Exercise prompt:
Write out the data below exactly as given, without any of its pictures.

-- Start Listed entries --

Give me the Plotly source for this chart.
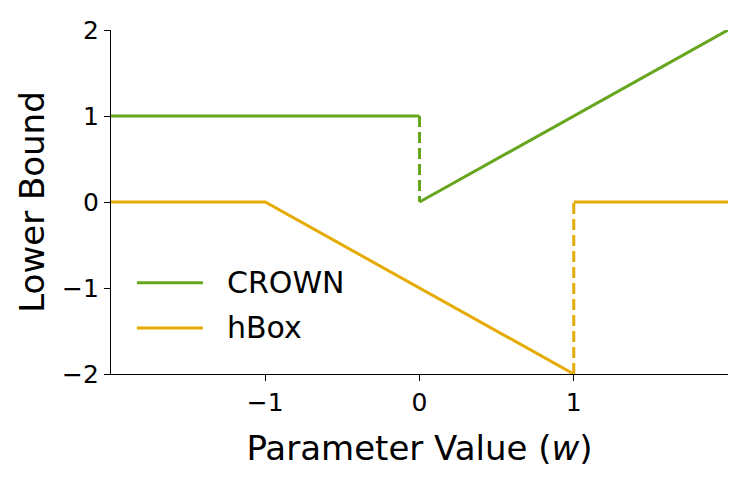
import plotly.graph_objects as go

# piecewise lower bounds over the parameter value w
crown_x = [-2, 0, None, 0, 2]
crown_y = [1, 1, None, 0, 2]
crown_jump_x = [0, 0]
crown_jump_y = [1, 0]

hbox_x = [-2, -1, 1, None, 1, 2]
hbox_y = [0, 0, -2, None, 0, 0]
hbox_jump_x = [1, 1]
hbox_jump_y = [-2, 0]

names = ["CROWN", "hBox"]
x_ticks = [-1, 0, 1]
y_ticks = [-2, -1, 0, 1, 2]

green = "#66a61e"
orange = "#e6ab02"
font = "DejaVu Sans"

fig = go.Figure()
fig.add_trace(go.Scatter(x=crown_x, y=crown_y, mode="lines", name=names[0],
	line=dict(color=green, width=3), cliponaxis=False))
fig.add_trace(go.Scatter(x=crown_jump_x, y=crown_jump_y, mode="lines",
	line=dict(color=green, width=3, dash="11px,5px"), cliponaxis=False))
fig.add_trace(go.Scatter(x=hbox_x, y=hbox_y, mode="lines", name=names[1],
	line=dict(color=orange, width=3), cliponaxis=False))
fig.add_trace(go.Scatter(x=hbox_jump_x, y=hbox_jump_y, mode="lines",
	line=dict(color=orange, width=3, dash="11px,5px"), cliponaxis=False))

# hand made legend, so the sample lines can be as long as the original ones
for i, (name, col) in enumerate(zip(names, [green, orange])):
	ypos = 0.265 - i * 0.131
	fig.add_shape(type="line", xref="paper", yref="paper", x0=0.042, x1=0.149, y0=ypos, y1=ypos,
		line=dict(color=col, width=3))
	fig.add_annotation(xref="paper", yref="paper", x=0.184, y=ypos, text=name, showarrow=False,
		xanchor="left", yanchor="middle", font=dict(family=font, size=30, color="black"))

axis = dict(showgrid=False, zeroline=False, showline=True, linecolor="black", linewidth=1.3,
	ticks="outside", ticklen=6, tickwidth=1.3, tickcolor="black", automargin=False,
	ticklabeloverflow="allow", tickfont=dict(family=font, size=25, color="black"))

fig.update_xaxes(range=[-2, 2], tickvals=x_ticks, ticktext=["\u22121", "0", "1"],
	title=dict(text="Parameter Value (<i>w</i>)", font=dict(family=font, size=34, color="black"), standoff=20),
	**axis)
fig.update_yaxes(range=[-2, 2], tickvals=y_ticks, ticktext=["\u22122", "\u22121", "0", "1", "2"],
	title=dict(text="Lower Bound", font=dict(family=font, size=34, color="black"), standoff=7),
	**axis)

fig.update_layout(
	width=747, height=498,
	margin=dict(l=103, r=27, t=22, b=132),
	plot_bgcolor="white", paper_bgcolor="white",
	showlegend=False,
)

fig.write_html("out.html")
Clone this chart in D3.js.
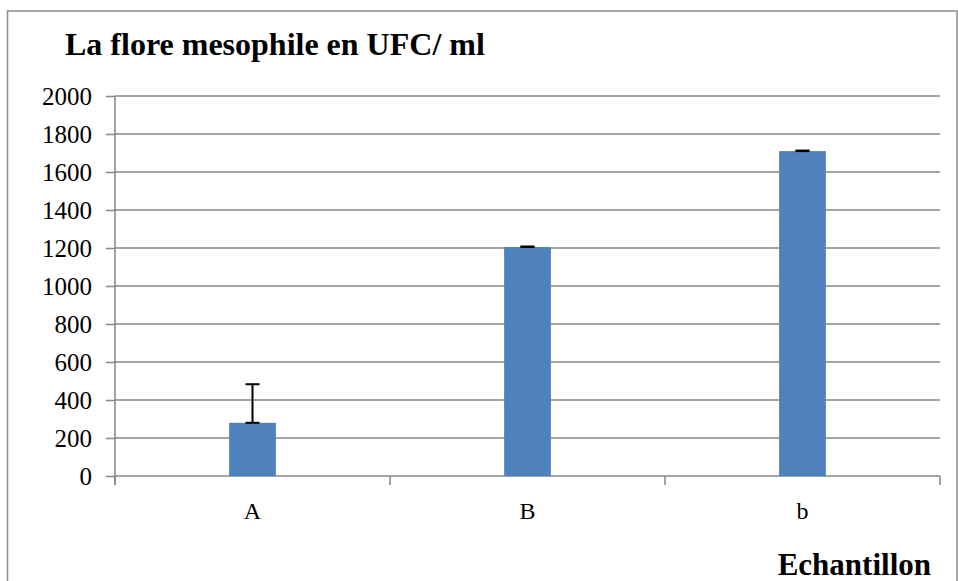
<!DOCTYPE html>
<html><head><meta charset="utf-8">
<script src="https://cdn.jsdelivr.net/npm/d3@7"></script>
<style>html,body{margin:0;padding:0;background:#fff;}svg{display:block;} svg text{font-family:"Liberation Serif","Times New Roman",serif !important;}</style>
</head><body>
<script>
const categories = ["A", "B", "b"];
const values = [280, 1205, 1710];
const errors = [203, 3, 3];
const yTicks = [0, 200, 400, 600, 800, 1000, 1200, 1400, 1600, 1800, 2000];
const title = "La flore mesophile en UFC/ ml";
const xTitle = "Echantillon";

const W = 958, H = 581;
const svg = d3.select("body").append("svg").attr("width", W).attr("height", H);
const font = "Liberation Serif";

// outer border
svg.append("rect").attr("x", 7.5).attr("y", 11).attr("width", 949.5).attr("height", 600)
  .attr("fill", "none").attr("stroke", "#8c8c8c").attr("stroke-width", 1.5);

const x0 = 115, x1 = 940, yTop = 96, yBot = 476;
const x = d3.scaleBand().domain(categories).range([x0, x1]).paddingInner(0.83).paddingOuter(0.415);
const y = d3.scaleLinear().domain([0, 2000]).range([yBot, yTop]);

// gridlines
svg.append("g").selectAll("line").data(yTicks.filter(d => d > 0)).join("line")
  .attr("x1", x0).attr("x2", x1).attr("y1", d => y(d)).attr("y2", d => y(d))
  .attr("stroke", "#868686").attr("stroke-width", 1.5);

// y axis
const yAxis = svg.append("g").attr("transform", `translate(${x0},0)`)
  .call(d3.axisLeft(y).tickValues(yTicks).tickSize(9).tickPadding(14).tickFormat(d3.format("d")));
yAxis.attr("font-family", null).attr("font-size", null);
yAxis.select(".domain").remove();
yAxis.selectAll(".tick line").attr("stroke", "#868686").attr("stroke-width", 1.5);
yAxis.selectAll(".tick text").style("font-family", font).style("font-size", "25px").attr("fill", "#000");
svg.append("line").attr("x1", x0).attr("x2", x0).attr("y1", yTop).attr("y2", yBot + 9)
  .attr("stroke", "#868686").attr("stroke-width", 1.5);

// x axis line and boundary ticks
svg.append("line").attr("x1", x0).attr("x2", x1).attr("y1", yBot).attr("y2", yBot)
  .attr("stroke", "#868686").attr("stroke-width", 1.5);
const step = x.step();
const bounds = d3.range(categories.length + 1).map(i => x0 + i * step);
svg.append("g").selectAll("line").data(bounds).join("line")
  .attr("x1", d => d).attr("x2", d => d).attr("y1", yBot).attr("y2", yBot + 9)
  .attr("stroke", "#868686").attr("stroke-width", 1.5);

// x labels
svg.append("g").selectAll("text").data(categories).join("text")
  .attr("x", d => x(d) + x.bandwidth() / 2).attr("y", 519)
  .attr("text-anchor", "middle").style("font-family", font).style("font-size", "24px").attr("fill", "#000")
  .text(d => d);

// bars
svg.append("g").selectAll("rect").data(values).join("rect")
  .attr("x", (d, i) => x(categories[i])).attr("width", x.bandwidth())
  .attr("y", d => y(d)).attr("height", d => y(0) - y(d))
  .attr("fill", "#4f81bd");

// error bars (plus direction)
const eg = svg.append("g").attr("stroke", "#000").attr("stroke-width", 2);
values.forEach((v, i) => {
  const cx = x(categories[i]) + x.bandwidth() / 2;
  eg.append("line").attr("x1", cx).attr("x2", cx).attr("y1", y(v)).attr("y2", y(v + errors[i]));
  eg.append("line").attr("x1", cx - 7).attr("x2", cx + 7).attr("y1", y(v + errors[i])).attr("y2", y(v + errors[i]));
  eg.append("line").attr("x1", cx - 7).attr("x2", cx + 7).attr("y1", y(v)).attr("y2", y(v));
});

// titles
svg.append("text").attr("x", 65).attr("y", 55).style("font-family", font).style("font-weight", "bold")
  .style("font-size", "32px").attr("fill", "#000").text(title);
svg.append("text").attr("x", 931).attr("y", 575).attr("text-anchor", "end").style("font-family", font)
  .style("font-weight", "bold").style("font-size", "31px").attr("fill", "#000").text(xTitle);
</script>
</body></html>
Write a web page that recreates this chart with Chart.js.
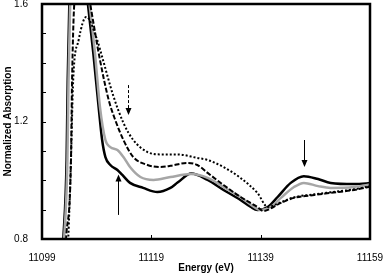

-- End Listed entries --

Written response:
Give me the Plotly source for this chart.
import plotly.graph_objects as go

# piecewise lower bounds over the parameter value w
crown_x = [-2, 0, None, 0, 2]
crown_y = [1, 1, None, 0, 2]
crown_jump_x = [0, 0]
crown_jump_y = [1, 0]

hbox_x = [-2, -1, 1, None, 1, 2]
hbox_y = [0, 0, -2, None, 0, 0]
hbox_jump_x = [1, 1]
hbox_jump_y = [-2, 0]

names = ["CROWN", "hBox"]
x_ticks = [-1, 0, 1]
y_ticks = [-2, -1, 0, 1, 2]

green = "#66a61e"
orange = "#e6ab02"
font = "DejaVu Sans"

fig = go.Figure()
fig.add_trace(go.Scatter(x=crown_x, y=crown_y, mode="lines", name=names[0],
	line=dict(color=green, width=3), cliponaxis=False))
fig.add_trace(go.Scatter(x=crown_jump_x, y=crown_jump_y, mode="lines",
	line=dict(color=green, width=3, dash="11px,5px"), cliponaxis=False))
fig.add_trace(go.Scatter(x=hbox_x, y=hbox_y, mode="lines", name=names[1],
	line=dict(color=orange, width=3), cliponaxis=False))
fig.add_trace(go.Scatter(x=hbox_jump_x, y=hbox_jump_y, mode="lines",
	line=dict(color=orange, width=3, dash="11px,5px"), cliponaxis=False))

# hand made legend, so the sample lines can be as long as the original ones
for i, (name, col) in enumerate(zip(names, [green, orange])):
	ypos = 0.265 - i * 0.131
	fig.add_shape(type="line", xref="paper", yref="paper", x0=0.042, x1=0.149, y0=ypos, y1=ypos,
		line=dict(color=col, width=3))
	fig.add_annotation(xref="paper", yref="paper", x=0.184, y=ypos, text=name, showarrow=False,
		xanchor="left", yanchor="middle", font=dict(family=font, size=30, color="black"))

axis = dict(showgrid=False, zeroline=False, showline=True, linecolor="black", linewidth=1.3,
	ticks="outside", ticklen=6, tickwidth=1.3, tickcolor="black", automargin=False,
	ticklabeloverflow="allow", tickfont=dict(family=font, size=25, color="black"))

fig.update_xaxes(range=[-2, 2], tickvals=x_ticks, ticktext=["\u22121", "0", "1"],
	title=dict(text="Parameter Value (<i>w</i>)", font=dict(family=font, size=34, color="black"), standoff=20),
	**axis)
fig.update_yaxes(range=[-2, 2], tickvals=y_ticks, ticktext=["\u22122", "\u22121", "0", "1", "2"],
	title=dict(text="Lower Bound", font=dict(family=font, size=34, color="black"), standoff=7),
	**axis)

fig.update_layout(
	width=747, height=498,
	margin=dict(l=103, r=27, t=22, b=132),
	plot_bgcolor="white", paper_bgcolor="white",
	showlegend=False,
)

fig.write_html("out.html")
Clone this chart in D3.js.
<!DOCTYPE html>
<html><head><meta charset="utf-8">
<script src="https://cdn.jsdelivr.net/npm/d3@7"></script>
<style>html,body{margin:0;padding:0;background:#fff;}svg{display:block;} svg text{font-family:"Liberation Serif","Times New Roman",serif !important;}</style>
</head><body>
<script>
const categories = ["A", "B", "b"];
const values = [280, 1205, 1710];
const errors = [203, 3, 3];
const yTicks = [0, 200, 400, 600, 800, 1000, 1200, 1400, 1600, 1800, 2000];
const title = "La flore mesophile en UFC/ ml";
const xTitle = "Echantillon";

const W = 958, H = 581;
const svg = d3.select("body").append("svg").attr("width", W).attr("height", H);
const font = "Liberation Serif";

// outer border
svg.append("rect").attr("x", 7.5).attr("y", 11).attr("width", 949.5).attr("height", 600)
  .attr("fill", "none").attr("stroke", "#8c8c8c").attr("stroke-width", 1.5);

const x0 = 115, x1 = 940, yTop = 96, yBot = 476;
const x = d3.scaleBand().domain(categories).range([x0, x1]).paddingInner(0.83).paddingOuter(0.415);
const y = d3.scaleLinear().domain([0, 2000]).range([yBot, yTop]);

// gridlines
svg.append("g").selectAll("line").data(yTicks.filter(d => d > 0)).join("line")
  .attr("x1", x0).attr("x2", x1).attr("y1", d => y(d)).attr("y2", d => y(d))
  .attr("stroke", "#868686").attr("stroke-width", 1.5);

// y axis
const yAxis = svg.append("g").attr("transform", `translate(${x0},0)`)
  .call(d3.axisLeft(y).tickValues(yTicks).tickSize(9).tickPadding(14).tickFormat(d3.format("d")));
yAxis.attr("font-family", null).attr("font-size", null);
yAxis.select(".domain").remove();
yAxis.selectAll(".tick line").attr("stroke", "#868686").attr("stroke-width", 1.5);
yAxis.selectAll(".tick text").style("font-family", font).style("font-size", "25px").attr("fill", "#000");
svg.append("line").attr("x1", x0).attr("x2", x0).attr("y1", yTop).attr("y2", yBot + 9)
  .attr("stroke", "#868686").attr("stroke-width", 1.5);

// x axis line and boundary ticks
svg.append("line").attr("x1", x0).attr("x2", x1).attr("y1", yBot).attr("y2", yBot)
  .attr("stroke", "#868686").attr("stroke-width", 1.5);
const step = x.step();
const bounds = d3.range(categories.length + 1).map(i => x0 + i * step);
svg.append("g").selectAll("line").data(bounds).join("line")
  .attr("x1", d => d).attr("x2", d => d).attr("y1", yBot).attr("y2", yBot + 9)
  .attr("stroke", "#868686").attr("stroke-width", 1.5);

// x labels
svg.append("g").selectAll("text").data(categories).join("text")
  .attr("x", d => x(d) + x.bandwidth() / 2).attr("y", 519)
  .attr("text-anchor", "middle").style("font-family", font).style("font-size", "24px").attr("fill", "#000")
  .text(d => d);

// bars
svg.append("g").selectAll("rect").data(values).join("rect")
  .attr("x", (d, i) => x(categories[i])).attr("width", x.bandwidth())
  .attr("y", d => y(d)).attr("height", d => y(0) - y(d))
  .attr("fill", "#4f81bd");

// error bars (plus direction)
const eg = svg.append("g").attr("stroke", "#000").attr("stroke-width", 2);
values.forEach((v, i) => {
  const cx = x(categories[i]) + x.bandwidth() / 2;
  eg.append("line").attr("x1", cx).attr("x2", cx).attr("y1", y(v)).attr("y2", y(v + errors[i]));
  eg.append("line").attr("x1", cx - 7).attr("x2", cx + 7).attr("y1", y(v + errors[i])).attr("y2", y(v + errors[i]));
  eg.append("line").attr("x1", cx - 7).attr("x2", cx + 7).attr("y1", y(v)).attr("y2", y(v));
});

// titles
svg.append("text").attr("x", 65).attr("y", 55).style("font-family", font).style("font-weight", "bold")
  .style("font-size", "32px").attr("fill", "#000").text(title);
svg.append("text").attr("x", 931).attr("y", 575).attr("text-anchor", "end").style("font-family", font)
  .style("font-weight", "bold").style("font-size", "31px").attr("fill", "#000").text(xTitle);
</script>
</body></html>
Write a web page that recreates this chart with Chart.js.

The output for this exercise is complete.